● OBJECTIVE: Leaving out all pictures, reproduce the entries below exactly, from the first line through the line that contains "ax = fig.add_axes([128/1254, 1".

● DATASET:

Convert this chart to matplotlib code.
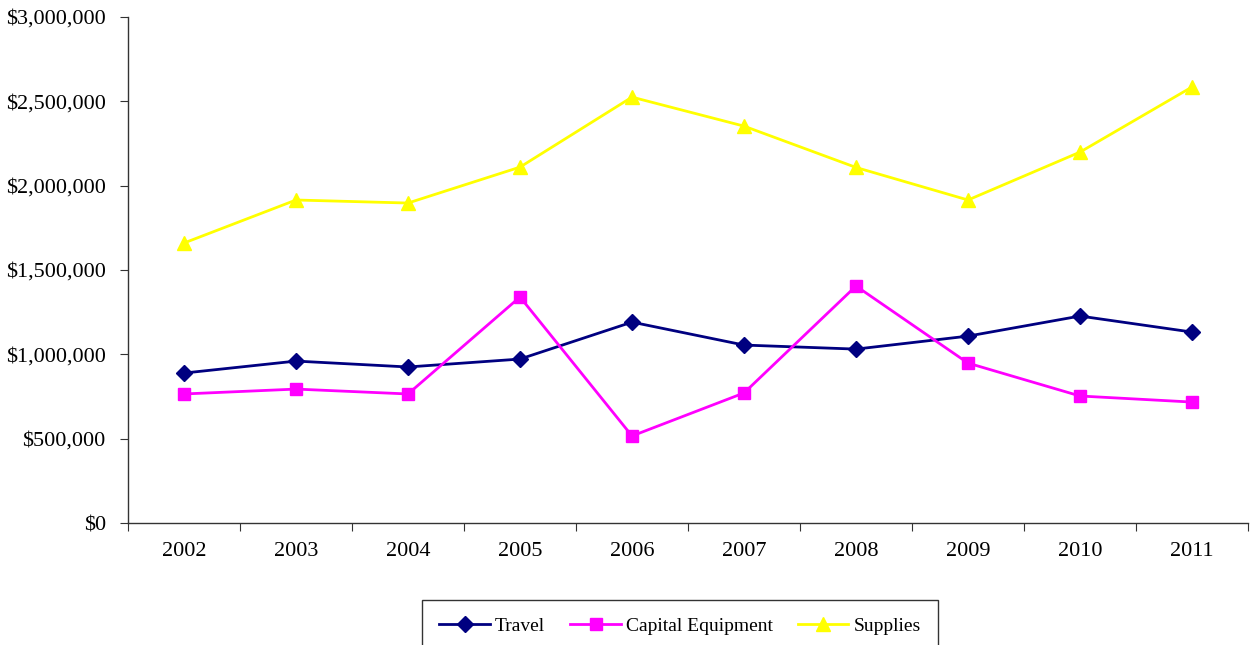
import matplotlib
matplotlib.use("Agg")
import matplotlib.pyplot as plt
from matplotlib.ticker import FuncFormatter, FixedLocator
import numpy as np

years = ["2002", "2003", "2004", "2005", "2006", "2007", "2008", "2009", "2010", "2011"]
travel = [889000, 960000, 925000, 972000, 1191000, 1055000, 1031000, 1108000, 1227000, 1132000]
capital_equipment = [765000, 794000, 765000, 1340000, 516000, 771000, 1405000, 948000, 753000, 717000]
supplies = [1660000, 1915000, 1897000, 2110000, 2525000, 2353000, 2108000, 1915000, 2199000, 2585000]

plt.rcParams['font.family'] = ['Liberation Serif', 'DejaVu Serif']

fig = plt.figure(figsize=(12.54, 6.45), dpi=100)
ax = fig.add_axes([128/1254, 1 - 523/645, (1248-128)/1254, (523-17)/645])

x = np.arange(len(years))
ax.plot(x, travel, color='#000080', lw=2, marker='D', ms=8, label='Travel')
ax.plot(x, capital_equipment, color='#FF00FF', lw=2, marker='s', ms=9, label='Capital Equipment')
ax.plot(x, supplies, color='#FFFF00', lw=2, marker='^', ms=9.5, label='Supplies')

ax.set_xlim(-0.5, len(years) - 0.5)
ax.set_ylim(0, 3000000)
ax.set_yticks(np.arange(0, 3000001, 500000))
ax.yaxis.set_major_formatter(FuncFormatter(lambda v, p: "${:,.0f}".format(v)))
ax.xaxis.set_major_locator(FixedLocator(np.arange(-0.5, len(years), 1.0)))
ax.set_xticklabels([])
ax.set_xticks(x, minor=True)
ax.set_xticklabels(years, minor=True)
ax.tick_params(axis='x', which='major', length=6, direction='out', color='#333333')
ax.tick_params(axis='x', which='minor', length=0, pad=14, labelsize=16)
ax.tick_params(axis='y', length=6, direction='out', color='#333333', labelsize=16, pad=10)

for s in ['top', 'right']:
    ax.spines[s].set_visible(False)
for s in ['left', 'bottom']:
    ax.spines[s].set_color('#333333')
    ax.spines[s].set_linewidth(1)

leg = fig.legend(loc='upper center', bbox_to_anchor=(680/1254, 1 - 600/645), ncol=3,
                 frameon=True, fancybox=False, edgecolor='black', fontsize=14,
                 handlelength=2.6, columnspacing=1.3, borderpad=0.9, handletextpad=0.25,
                 borderaxespad=0)
leg.get_frame().set_linewidth(1)

fig.savefig("out.png", dpi=100)
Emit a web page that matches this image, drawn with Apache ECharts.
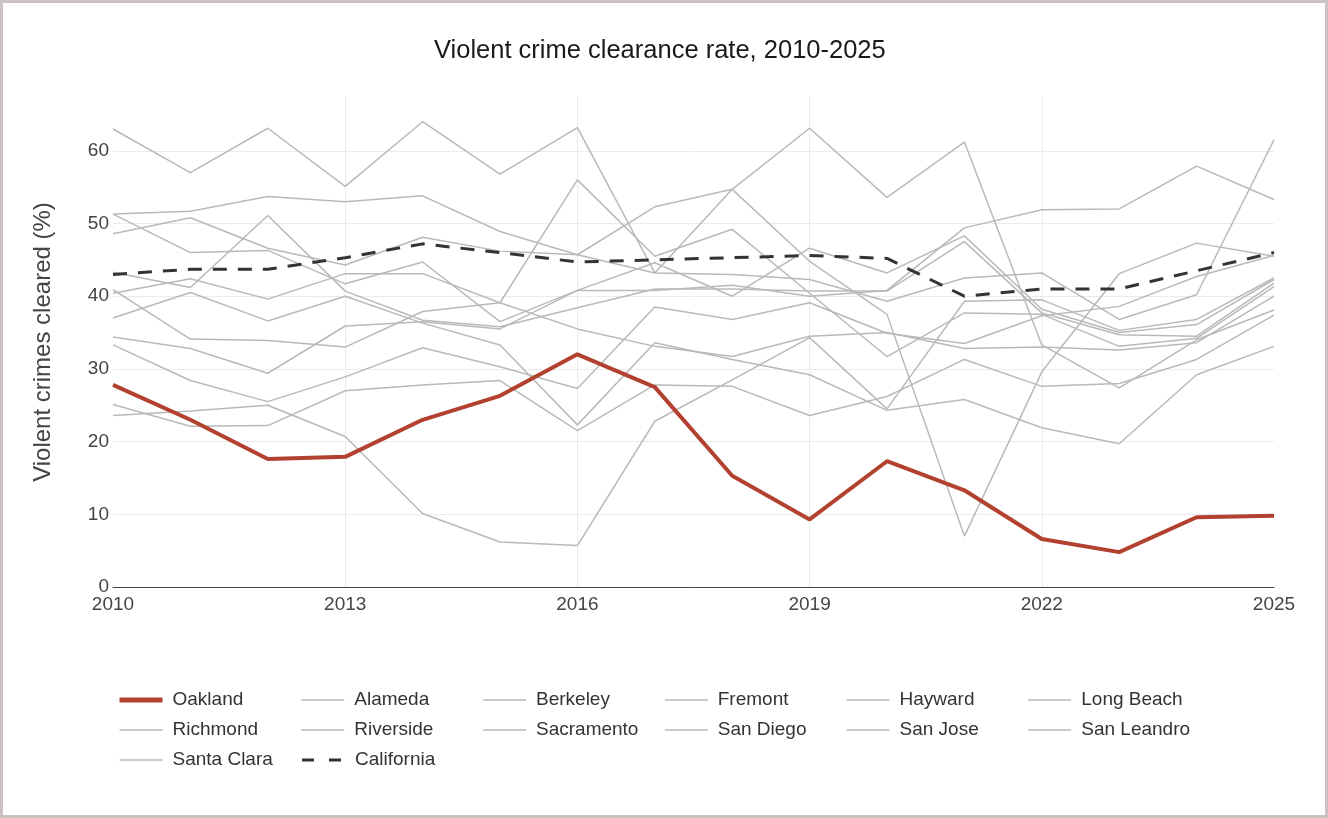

● REPLY:
Convert this chart to matplotlib code.
import matplotlib
matplotlib.use("Agg")
import matplotlib.pyplot as plt
from matplotlib.ticker import FuncFormatter, FixedLocator
import numpy as np

years = ["2002", "2003", "2004", "2005", "2006", "2007", "2008", "2009", "2010", "2011"]
travel = [889000, 960000, 925000, 972000, 1191000, 1055000, 1031000, 1108000, 1227000, 1132000]
capital_equipment = [765000, 794000, 765000, 1340000, 516000, 771000, 1405000, 948000, 753000, 717000]
supplies = [1660000, 1915000, 1897000, 2110000, 2525000, 2353000, 2108000, 1915000, 2199000, 2585000]

plt.rcParams['font.family'] = ['Liberation Serif', 'DejaVu Serif']

fig = plt.figure(figsize=(12.54, 6.45), dpi=100)
ax = fig.add_axes([128/1254, 1 - 523/645, (1248-128)/1254, (523-17)/645])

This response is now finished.